Brandon Stanton is a photographer in New York City. In 2010, he began taking portraits of people he found on the city streets. His photo blog, Humans of New York, shows pictures along with quotes from his subjects.
He recently featured a middle school student from Mott Hall Bridges Academy, located in a Brooklyn community with the highest crime rate in New York City. When asked who has influenced him most in life, the student named his principal and recounted a time when she “made every student stand up, one at a time, and she told each one of us that we matter.”
One way Principal Nadia Lopez is showing the students they matter is by taking the incoming sixth grade class on a tour of Harvard University. Since many of them have never left New York, she wants to show them one of the world’s great universities and teach them that they can belong there. The Humans of New York community has joined together to raise more than $1 million for the cause, funding the trip for at least the next 10 years. Lopez says, “I want my scholars to know that there is not a single place they don’t belong.”
It was my privilege to speak this week at an event for Mission Waco, an amazing ministry to people in need. Its 34 programs include job training, after school programs, a fair trade market, and assistance with food, clothing, and legal services. One of the speakers told us that he had been homeless and in and out of prison some 20 times. After connecting with Mission Waco, he is now a college graduate and is studying for his masters in social work. He wants to do for others what so many have done for him.
As I noted yesterday, our view of the world determines our work in the world. If people are the random result of coincidence or chaos, their stories have no intrinsic worth. But somehow we know there’s more to the story. The popularity of Brandon Stanton’s photo blog says something about the value of every person. Investors helping middle school students in Brooklyn or impoverished people in Waco know that every soul matters.

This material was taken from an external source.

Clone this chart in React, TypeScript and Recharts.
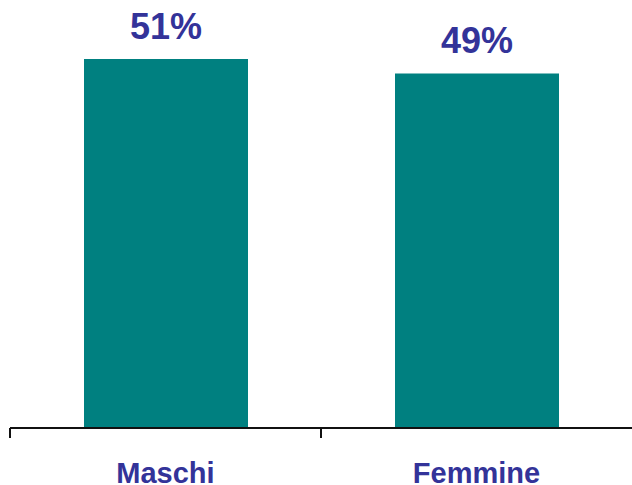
import React from 'react';
import { BarChart, Bar, XAxis, YAxis, LabelList } from 'recharts';

const categories = ['Maschi', 'Femmine'];
const values = [51, 49];
const valueLabels = ['51%', '49%'];

const data = categories.map((c, i) => ({ name: c, value: values[i], label: valueLabels[i] }));

const W = 632;
const H = 485;
const ML = 10;
const MR = 0;
const HALF_BAND = (W - ML - MR) / categories.length / 2;
const TEXT = '#333399';

const Tick = (props: any) => {
  const { x, y, payload } = props;
  return (
    <g>
      <line x1={x - HALF_BAND} y1={y} x2={x - HALF_BAND} y2={y + 10} stroke="#111" strokeWidth={2} />
      <text x={x} y={y + 55} textAnchor="middle" fill={TEXT} fontFamily="Arial, 'Liberation Sans', sans-serif" fontWeight="bold" fontSize={29}>
        {payload.value}
      </text>
    </g>
  );
};

export default function App() {
  return (
    <div style={{ position: 'absolute', left: 0, top: 0, background: '#fff' }}>
      <BarChart width={W} height={H} data={data} margin={{ top: 30, right: MR, left: ML, bottom: 0 }}>
        <XAxis
          dataKey="name"
          height={57}
          tickLine={false}
          tickSize={0}
          tickMargin={0}
          axisLine={{ stroke: '#111', strokeWidth: 2 }}
          tick={<Tick />}
          interval={0}
        />
        <YAxis hide domain={[0, 55]} />
        <Bar dataKey="value" fill="#008080" barSize={164} isAnimationActive={false}>
          <LabelList
            dataKey="label"
            position="top"
            offset={20}
            fill={TEXT}
            fontFamily="Arial, 'Liberation Sans', sans-serif"
            fontWeight="bold"
            fontSize={36}
          />
        </Bar>
      </BarChart>
    </div>
  );
}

“The sanctity of human life” is not just a doctrine—it is a lifestyle. Consider Jesus’ example. (Tweet this) He taught crowds, but touched individuals. He knew tax collectors and fishermen by name, and gave his time to Sanhedrin members and lepers alike. Now he wants to love the people we know through us. When I meet people who are changing their world for God, whether they live in Waco, Cuba, or Beijing, they have one thing in common: Jesus is real to them. He is not just a sermon topic or theological doctrine. He is a living, active Person in their lives. They relate to him as they relate to their friends and family members. They talk to him and listen to him. They ask him for his help and wisdom. They go through their day practicing the presence of Christ. And Jesus makes them his body (1 Corinthians 12:27), loving the world one person at a time through them.
When last did Jesus change your life? When last did you do something—or not do something—because you prayed to him, listened to him, worshipped him, or read his word? A man once said of his North American church, “We have all of Jesus we want. Not all of Jesus we need, but all of Jesus we want.”
Do you have all of Jesus you need today?